Due ulteriori emendamenti ribadiscono la necessità che i tirocini vadano monitorati, sia dal punto di vista quantitativo che da quello qualitativo: «Raccolta dei dati, controlli e ispezioni dovrebbero essere mirati ad evitare che finti stage vengano usati al posto di regolari contratti, per proteggere i diritti dei lavoratori e assicurare la qualità dei tirocini. Tutti i dati raccolti dovrebbero essere resi pubblici [...] per identificare le tendenze, assicurare trasparenza e orientare miglioramenti delle politiche future» (“data collection, controls and inspections should be targeted to avoid the substitution of regular employment by disguised traineeships to protect workers’ rights and ensure the quality of traineeships. All collected data should be shared [...] to identify trends, ensure transparency and inform future policy improvements”). L'ultima frase è essenziale e viene ripresa anche in un altro degli emendamenti approvati, che ribadisce come si debba assicurare «la raccolta e la condivisione di dati uniformi e comparabili, inclusa la percentuale di assunzione post stage» (“ensure, in collaboration with the competent authorities, the collection and sharing of uniform and comparable data, including the ratio of traineeships having led to regular employment relationships in the field related to the traineeship over a relevant reference period”). Alleluja.

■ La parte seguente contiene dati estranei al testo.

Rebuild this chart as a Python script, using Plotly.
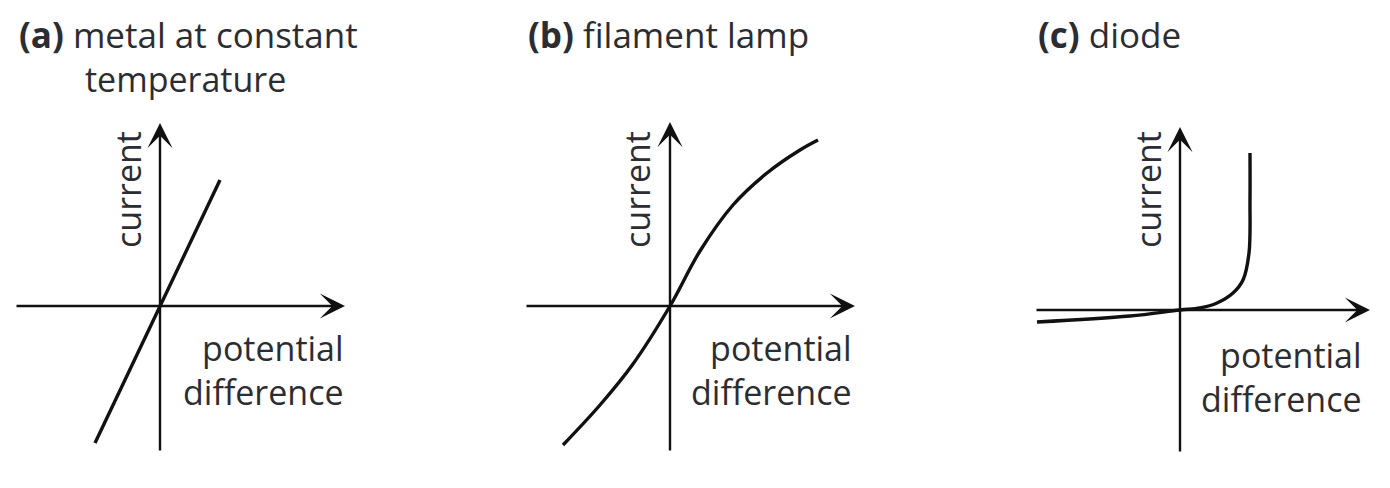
import plotly.graph_objects as go

# ---------------- data (arbitrary units) ----------------
# (a) metal at constant temperature: straight line through origin
a_pd = [-0.65, 0.60]
a_cur = [-1.37, 1.26]

# (b) filament lamp: S-shaped curve
b_pd = [-1.07, -0.70, -0.37, 0.0, 0.30, 0.63, 0.97, 1.30, 1.48]
b_cur = [-1.39, -0.99, -0.58, 0.0, 0.55, 1.01, 1.33, 1.56, 1.66]

# (c) diode
c_pd = [-1.43, -0.50, 0.0, 0.20, 0.37, 0.53, 0.63, 0.69, 0.70, 0.70]
c_cur = [-0.12, -0.06, 0.0, 0.02, 0.07, 0.17, 0.30, 0.57, 1.10, 1.57]

titles = [("(a)", "metal at constant", "temperature"),
          ("(b)", "filament lamp", None),
          ("(c)", "diode", None)]
y_label = "current"
x_label = "potential<br>difference"

# ---------------- layout constants ----------------
W, H = 1390, 488
FONT = "Open Sans"
TXT = "#2b2d33"
INK = "#111111"
FS = 34
SCALE = 100.0  # pixels per unit

panels = [
    dict(ox=160, oy=306, px0=0, px1=420, hx=(-1.45, 1.85), vy=(-1.46, 1.83),
         lab_x=-0.32, lab_y=1.16, pdx=1.86, pdy=-0.635, tx=17, tx2=83),
    dict(ox=670, oy=306, px0=480, px1=900, hx=(-1.45, 1.85), vy=(-1.46, 1.84),
         lab_x=-0.33, lab_y=1.16, pdx=1.84, pdy=-0.635, tx=526, tx2=None),
    dict(ox=1180, oy=310, px0=1000, px1=1390, hx=(-1.45, 1.90), vy=(-1.43, 1.83),
         lab_x=-0.32, lab_y=1.20, pdx=1.84, pdy=-0.665, tx=1036, tx2=None),
]
PY0, PY1 = 100, 480

series = [(a_pd, a_cur), (b_pd, b_cur), (c_pd, c_cur)]

fig = go.Figure()
annotations = []
layout_axes = {}

for k, (p, (xs, ys)) in enumerate(zip(panels, series)):
    n = "" if k == 0 else str(k + 1)
    xa, ya = "x" + n, "y" + n
    fig.add_trace(go.Scatter(x=xs, y=ys, mode="lines", xaxis=xa, yaxis=ya,
                             line=dict(color=INK, width=3.4, shape="spline", smoothing=1.0),
                             hoverinfo="skip", showlegend=False))
    xr = [(p["px0"] - p["ox"]) / SCALE, (p["px1"] - p["ox"]) / SCALE]
    yr = [(p["oy"] - PY1) / SCALE, (p["oy"] - PY0) / SCALE]
    layout_axes["xaxis" + n] = dict(domain=[p["px0"] / W, p["px1"] / W], range=xr,
                                    visible=False, anchor=ya, fixedrange=True)
    layout_axes["yaxis" + n] = dict(domain=[1 - PY1 / H, 1 - PY0 / H], range=yr,
                                    visible=False, anchor=xa, fixedrange=True)
    arrow = dict(xref=xa, yref=ya, axref=xa, ayref=ya, text="", showarrow=True,
                 arrowhead=3, arrowsize=1.75, arrowwidth=2.4, arrowcolor=INK, standoff=0)
    annotations.append(dict(arrow, x=p["hx"][1], y=0, ax=p["hx"][0], ay=0))
    annotations.append(dict(arrow, x=0, y=p["vy"][1], ax=0, ay=p["vy"][0]))
    annotations.append(dict(xref=xa, yref=ya, x=p["lab_x"], y=p["lab_y"], text=y_label,
                            textangle=-90, showarrow=False, xanchor="center", yanchor="middle",
                            font=dict(family=FONT, size=FS, color=TXT)))
    annotations.append(dict(xref=xa, yref=ya, x=p["pdx"], y=p["pdy"], text=x_label,
                            showarrow=False, xanchor="right", yanchor="middle", align="right",
                            font=dict(family=FONT, size=FS, color=TXT)))
    tag, line1, line2 = titles[k]
    annotations.append(dict(xref="paper", yref="paper", x=p["tx"] / W, y=1 - 34 / H,
                            text="<b>" + tag + "</b> " + line1, showarrow=False,
                            xanchor="left", yanchor="middle",
                            font=dict(family=FONT, size=FS + 1, color=TXT)))
    if line2:
        annotations.append(dict(xref="paper", yref="paper", x=p["tx2"] / W, y=1 - 79 / H,
                                text=line2, showarrow=False, xanchor="left", yanchor="middle",
                                font=dict(family=FONT, size=FS, color=TXT)))

fig.update_layout(width=W, height=H, margin=dict(l=0, r=0, t=0, b=0),
                  paper_bgcolor="white", plot_bgcolor="white",
                  annotations=annotations, **layout_axes)

fig.write_html("out.html", config={"displayModeBar": False},
               post_script="document.body.style.margin='0';document.body.style.overflow='hidden';")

Per quanto riguarda i tirocini per l'accesso alle professioni regolamentate, il Parere della Commissione Cultura contiene due emendamenti specifici; il primo prescrive agli Stati membri di tener conto, nell'attuazione della direttiva, «delle esigenze e dei quadri normativi specifici riguardanti le professioni liberali e regolamentate, nonché dei meccanismi di protezione esistenti a livello nazionale» (“Member States should take into account the specific needs and frameworks regarding liberal and regulated professions, as well as existing protection mechanisms at national level in implementing this Directive”). Il secondo li «incoraggia a valutare l’impatto delle misure di recepimento della direttiva sulle professioni liberali e sulle professioni regolamentate [...] che richiedono i tirocini come parte obbligatoria della formazione professionale» (“In implementing this Directive, Member States are encouraged to assess the impact of their transposition measures on the liberal professions and regulated professions [...] which require traineeships as a mandatory part of professional training”).«Questo parere è molto atteso dalle ragazze e dai ragazzi europei – ma anche dalle imprese europee, per migliorare le performance del nostro sistema produttivo» ha detto Nicola Zingaretti al momento del voto in Commissione Cultura: «Abbiamo svolto esattamente il ruolo della Commissione Cultura, perché questo articolo – e gli emendamenti, e il rinnovamento rispetto alla direttiva che abbiamo fatto – migliora molto la qualità dei tirocini e colloca il tirocinio dentro quella missione di trasferimento di competenze ma senza sfruttamento delle ragazze e dei ragazzi».
Adesso la palla è passata alla Commissione Lavoro, che dovrà a sua volta lavorare su un testo. Sono già cominciate nei giorni scorsi le riunioni per cercare i compromessi necessari (vi sono alcuni parti politiche piuttosto perplesse, o addirittura ostili, alla direttiva). La Commissione Lavoro voterà poi la sua proposta di testo entro il mese di giugno.